What type of gutter guard works best in San Diego?

Micro-mesh guards perform best given San Diego’s debris mix of eucalyptus bark, jacaranda flowers, pine needles, and wind-blown grit. Screen and standard mesh guards let too much fine debris through. Foam and brush inserts tend to trap debris and roots, making future cleaning harder. Reverse-curve guards work in lighter-debris zones but struggle under heavy canopy.

Do gutter guards eliminate the need for cleaning?

No. Gutter guards reduce cleaning frequency, but don’t eliminate it. Micro-mesh surfaces can accumulate debris on top that eventually restricts flow. Downspouts still need periodic flushing. Most guard manufacturers recommend at least one inspection per year, and in high-debris San Diego yards, one annual maintenance pass is realistic.

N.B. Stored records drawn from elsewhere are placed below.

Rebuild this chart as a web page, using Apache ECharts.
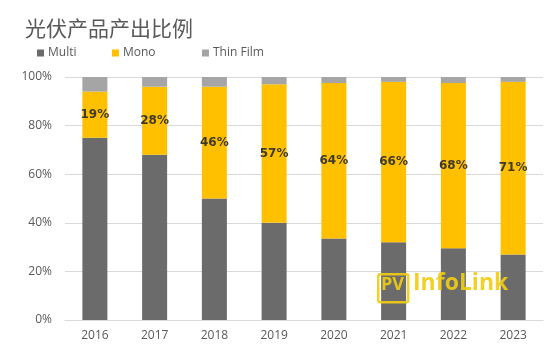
<!DOCTYPE html>
<html>
<head>
<meta charset="utf-8">
<script src="https://cdn.jsdelivr.net/npm/echarts@6/dist/echarts.min.js"></script>
<style>html,body{margin:0;padding:0;background:#fff}#c{width:558px;height:356px}</style>
</head>
<body>
<div id="c"></div>
<script>
var categories = ['2016','2017','2018','2019','2020','2021','2022','2023'];
var multi = [75, 68, 50, 40, 33.5, 32, 29.5, 27];
var mono = [19, 28, 46, 57, 64, 66, 68, 71];
var thin = [6, 4, 4, 3, 2.5, 2, 2.5, 2];
var yTicks = [0, 20, 40, 60, 80, 100];

var txt = '#595959';
var ff = '"Open Sans", "Noto Sans", sans-serif';
var wm = 'rgba(240,205,20,0.92)';
var chart = echarts.init(document.getElementById('c'));
function leg(name, left) {
  return {
    data: [name], left: left, top: 47, icon: 'rect', itemWidth: 7, itemHeight: 7, itemGap: 0,
    textStyle: {color: txt, fontSize: 12, fontFamily: ff, padding: [0,0,0,-1]}, padding: 0
  };
}
chart.setOption({
  animation: false,
  title: {
    text: '光伏产品产出比例', left: 20, top: 13,
    textStyle: {fontFamily: '"Noto Sans CJK SC", sans-serif', fontSize: 21, fontWeight: 'normal', color: txt}
  },
  legend: [leg('Multi', 37), leg('Mono', 112), leg('Thin Film', 202)],
  grid: {left: 65, right: 15, top: 77, bottom: 36},
  xAxis: {
    type: 'category', data: categories,
    axisLine: {lineStyle: {color: '#d9d9d9'}}, axisTick: {show: false},
    axisLabel: {color: txt, fontSize: 12, fontFamily: ff, margin: 10}
  },
  yAxis: {
    type: 'value', min: yTicks[0], max: yTicks[yTicks.length-1], interval: 20,
    axisLine: {show: false}, axisTick: {show: false},
    splitLine: {lineStyle: {color: '#d9d9d9'}},
    axisLabel: {color: txt, fontSize: 12, fontFamily: ff, margin: 13, formatter: '{value}%'}
  },
  series: [
    {name: 'Multi', type: 'bar', stack: 's', data: multi, barWidth: 25, itemStyle: {color: '#6b6b6b'}},
    {name: 'Mono', type: 'bar', stack: 's', data: mono, barWidth: 25, itemStyle: {color: '#ffc000'},
     label: {show: true, position: 'inside', formatter: '{c}%', color: '#3f3a2a', fontWeight: 'bold', fontSize: 12, fontFamily: '"DejaVu Sans", sans-serif'}},
    {name: 'Thin Film', type: 'bar', stack: 's', data: thin, barWidth: 25, itemStyle: {color: '#a5a5a5'}}
  ],
  graphic: [
    {type: 'rect', left: 377, top: 273, z: 100, silent: true,
     shape: {width: 30, height: 28, r: 2}, style: {fill: 'rgba(255,255,255,0)', stroke: wm, lineWidth: 2.5}},
    {type: 'text', left: 381, top: 276, z: 101, silent: true,
     style: {text: 'PV', fill: wm, fontSize: 18, fontWeight: 'bold', fontFamily: '"Open Sans", sans-serif'}},
    {type: 'text', left: 413, top: 272, z: 101, silent: true,
     style: {text: 'InfoLink', fill: wm, fontSize: 23, fontWeight: 'bold', fontFamily: '"Open Sans", sans-serif'}}
  ]
});
</script>
</body>
</html>
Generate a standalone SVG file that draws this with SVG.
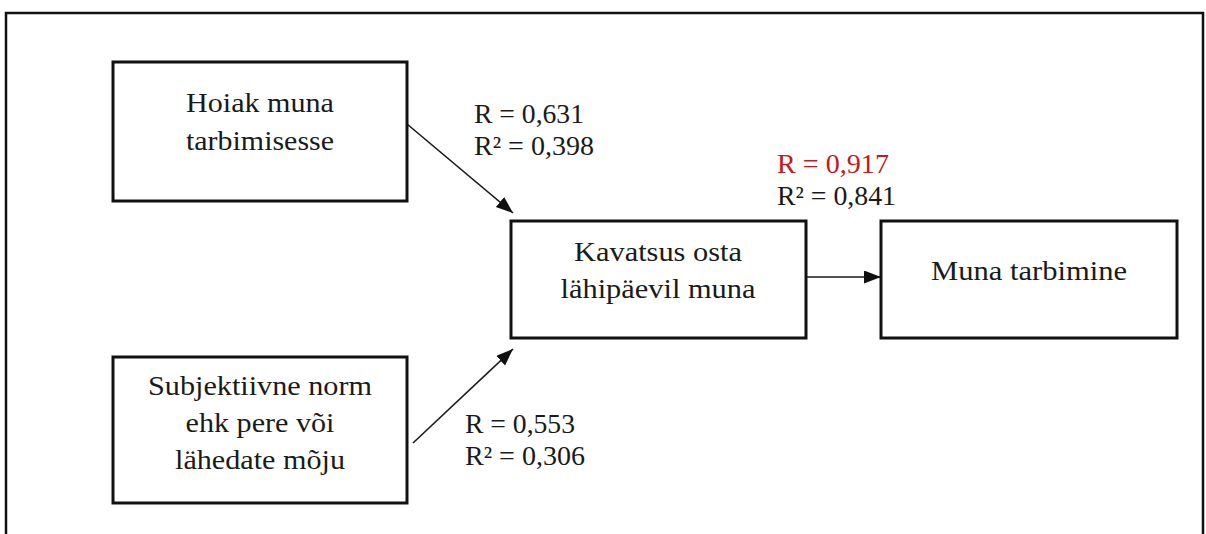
<svg xmlns="http://www.w3.org/2000/svg" width="1206" height="534" viewBox="0 0 1206 534">
<style>
.frame{fill:none;stroke:#111;stroke-width:2.5}
.box{fill:#fff;stroke:#111;stroke-width:3}
.t{font-family:"Liberation Serif","Times New Roman",serif;font-size:27px;fill:#1a1a1a;text-anchor:middle}
.l{font-family:"Liberation Serif","Times New Roman",serif;font-size:27px;fill:#1a1a1a}
.red{fill:#c8161d}
.conn{stroke:#1a1a1a;stroke-width:1.6;fill:none;marker-end:url(#ah)}
</style>
<defs>
<marker id="ah" markerUnits="userSpaceOnUse" markerWidth="18" markerHeight="14" refX="17" refY="6.5" orient="auto">
<path d="M0,0 L17,6.5 L0,13 z" fill="#111"/>
</marker>
</defs>
<rect width="1206" height="534" fill="#fff"/>
<path class="frame" d="M6,540 V13 H1203 V540"/>
<g id="connectors">
<line class="conn" x1="407" y1="124" x2="513" y2="213"/>
<line class="conn" x1="413" y1="443" x2="513" y2="349"/>
<line class="conn" x1="806" y1="277" x2="881" y2="277"/>
</g>
<g id="labels">
<text class="l" x="474" y="123" textLength="110" lengthAdjust="spacingAndGlyphs">R = 0,631</text>
<text class="l" x="474" y="155" textLength="120" lengthAdjust="spacingAndGlyphs">R² = 0,398</text>
<text class="l red" x="777" y="173" textLength="112" lengthAdjust="spacingAndGlyphs">R = 0,917</text>
<text class="l" x="777" y="205" textLength="119" lengthAdjust="spacingAndGlyphs">R² = 0,841</text>
<text class="l" x="465" y="433" textLength="110" lengthAdjust="spacingAndGlyphs">R = 0,553</text>
<text class="l" x="465" y="465" textLength="120" lengthAdjust="spacingAndGlyphs">R² = 0,306</text>
</g>
<g id="node-hoiak">
<rect class="box" x="113" y="62" width="294" height="139"/>
<text class="t" x="260" y="112" textLength="148" lengthAdjust="spacingAndGlyphs">Hoiak muna</text>
<text class="t" x="260" y="150" textLength="148" lengthAdjust="spacingAndGlyphs">tarbimisesse</text>
</g>
<g id="node-subjektiivne">
<rect class="box" x="113" y="357" width="294" height="146"/>
<text class="t" x="260" y="395" textLength="224" lengthAdjust="spacingAndGlyphs">Subjektiivne norm</text>
<text class="t" x="260" y="432" textLength="149" lengthAdjust="spacingAndGlyphs">ehk pere või</text>
<text class="t" x="260" y="469" textLength="170" lengthAdjust="spacingAndGlyphs">lähedate mõju</text>
</g>
<g id="node-kavatsus">
<rect class="box" x="511" y="221" width="295" height="117"/>
<text class="t" x="658" y="261" textLength="168" lengthAdjust="spacingAndGlyphs">Kavatsus osta</text>
<text class="t" x="658" y="298" textLength="195" lengthAdjust="spacingAndGlyphs">lähipäevil muna</text>
</g>
<g id="node-tarbimine">
<rect class="box" x="881" y="221" width="296" height="117"/>
<text class="t" x="1029" y="280" textLength="196" lengthAdjust="spacingAndGlyphs">Muna tarbimine</text>
</g>
</svg>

How much do gutter guards cost in San Diego?

Installed costs vary by product type. Standard screen guards run roughly $1 to $3 per linear foot. Quality micro-mesh guards run $15 to $25 per linear foot installed. A typical single-story San Diego home might run $600 to $1,200 for micro-mesh. A two-story home with more linear footage runs $1,000 to $2,000. Always get a quote after a cleaning and inspection, not before.

Can I install gutter guards myself?

Some screen-type guards are sold as DIY kits. The installation itself isn’t highly technical, but getting on a ladder on a two-story home carries real risk, and debris-laden gutters need to be fully cleaned before installation for the guards to work. For two-story homes or anything involving significant height, professional installation is the safer choice.

What happens if I install gutter guards over dirty gutters?

Guards installed over existing debris trap that debris in place and restrict water flow faster. The debris continues breaking down and compacting, and when you eventually need to address it, the guards have to come off first. Always start with a full cleaning and downspout flush before any guard installation.